New research carried out by Which? has revealed that nearly three quarters of consumers (74 per cent) feel that supermarkets are trying to mislead them by using confusing pricing practices.
Which? asked 2,100 shoppers about their shopping habits ahead of the launch of its “Price it Right” campaign to improve supermarket pricing. The majority of shoppers (78 per cent) say their weekly household grocery bill has increased in the past 12 months, spending an average £76.83 per week. 91 per cent are shopping around for the best deal and 82 per cent are buying more groceries from cheaper supermarkets.
Which? wants to see an end to supermarkets confusing consumers with hard to read and inconsistent unit prices that make it hard for shoppers to identify which products and promotions are the best value for money.
Richard Lloyd, executive director of Which?, said:
“With household budgets squeezed and rising food costs among the top worries for consumers, it’s all the more important that stores make it as easy as possible for people to spot the best value products.

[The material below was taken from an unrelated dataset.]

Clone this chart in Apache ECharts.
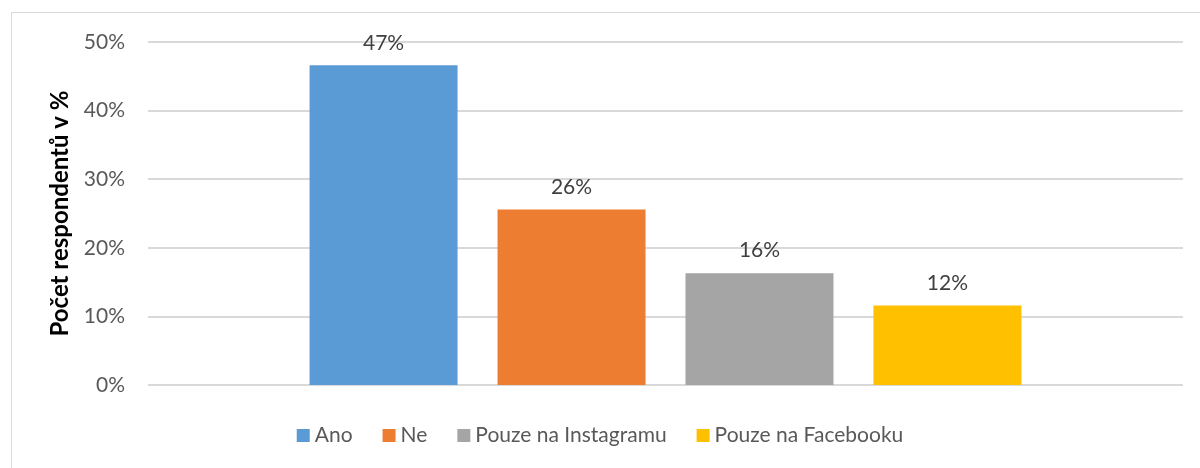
<!DOCTYPE html>
<html>
<head>
<meta charset="utf-8">
<script src="https://cdn.jsdelivr.net/npm/echarts@6/dist/echarts.min.js"></script>
<style>
  html, body { margin: 0; padding: 0; background: #fff; }
  .frame {
    position: absolute; left: 11px; top: 12px;
    width: 1300px; height: 600px;
    border: 1px solid #d9d9d9;
  }
  #chart { position: absolute; left: 0; top: 0; width: 1200px; height: 468px; }
</style>
</head>
<body>
<div class="frame"></div>
<div id="chart"></div>
<script>
// data
const categories = ['Ano', 'Ne', 'Pouze na Instagramu', 'Pouze na Facebooku'];
const values = [46.6, 25.6, 16.3, 11.6];
const colors = ['#5b9bd5', '#ed7d31', '#a5a5a5', '#ffc000'];
const yTicks = [0, 10, 20, 30, 40, 50];

const FONT = 'Lato, "Open Sans", sans-serif';

let myChart = echarts.init(document.getElementById('chart'));

let option = {
  animation: false,
  textStyle: { fontFamily: FONT },
  legend: {
    data: categories,
    bottom: 17,
    left: 'center',
    icon: 'rect',
    itemWidth: 13,
    itemHeight: 13,
    itemGap: 30,
    textStyle: { fontSize: 21, color: '#595959', fontFamily: FONT }
  },
  grid: { left: 148, right: 17, top: 42, bottom: 83 },
  xAxis: {
    type: 'category',
    data: [''],
    axisLine: { show: false },
    axisTick: { show: false },
    axisLabel: { show: false }
  },
  yAxis: {
    type: 'value',
    min: yTicks[0],
    max: yTicks[yTicks.length - 1],
    interval: 10,
    name: 'Počet respondentů v %',
    nameLocation: 'middle',
    nameGap: 76,
    nameTextStyle: { fontSize: 24, fontWeight: 'bold', color: '#000', fontFamily: FONT },
    axisLine: { show: false },
    axisTick: { show: false },
    axisLabel: {
      margin: 23,
      fontSize: 21,
      color: '#595959',
      formatter: v => v + '%'
    },
    splitLine: { lineStyle: { color: '#d9d9d9', width: 2 } }
  },
  series: categories.map((name, i) => ({
    name: name,
    type: 'bar',
    data: [values[i]],
    barWidth: 148,
    barGap: '27%',
    itemStyle: { color: colors[i] },
    label: {
      show: true,
      position: 'top',
      distance: 12,
      fontSize: 21,
      color: '#404040',
      formatter: p => Math.round(p.value) + '%'
    }
  }))
};

myChart.setOption(option);
</script>
</body>
</html>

“All food and drink should be clearly and consistently priced by weight or volume across all stores, including products which are on special offer. While there are some changes which supermarkets can make voluntarily, it’s now time for the Government to change the law so that supermarkets ‘Price it Right’ across the board.”
Under current legislation, retailers are required to provide both a selling price and a unit price for food. The unit price is the price by weight or volume that allows shoppers to compare the true cost of products, even if they come in different sizes.
For instance, if a 600g jar of mayonnaise costs £3.49 and a 400g jar is £2.50, a clear unit price would show you straight away which jar gives you the most mayo for your money.
Of the people Which? questioned who use unit pricing, 88 per cent said it helps them to work out which products and promotions are the best value for money. Of those shoppers who are aware of unit pricing but do not use it, over a fifth (22 per cent) said it was because unit pricing is too small and hard to read.
As part of the research, Which? conducted spot checks in a branch of each of the top ten leading supermarkets and none of them met the Which? best practice criteria for size and legibility of unit pricing on all of the products we looked at.
Which? is calling for consumers to support the campaign by signing a pledge calling for supermarkets to use clear, simple price labelling.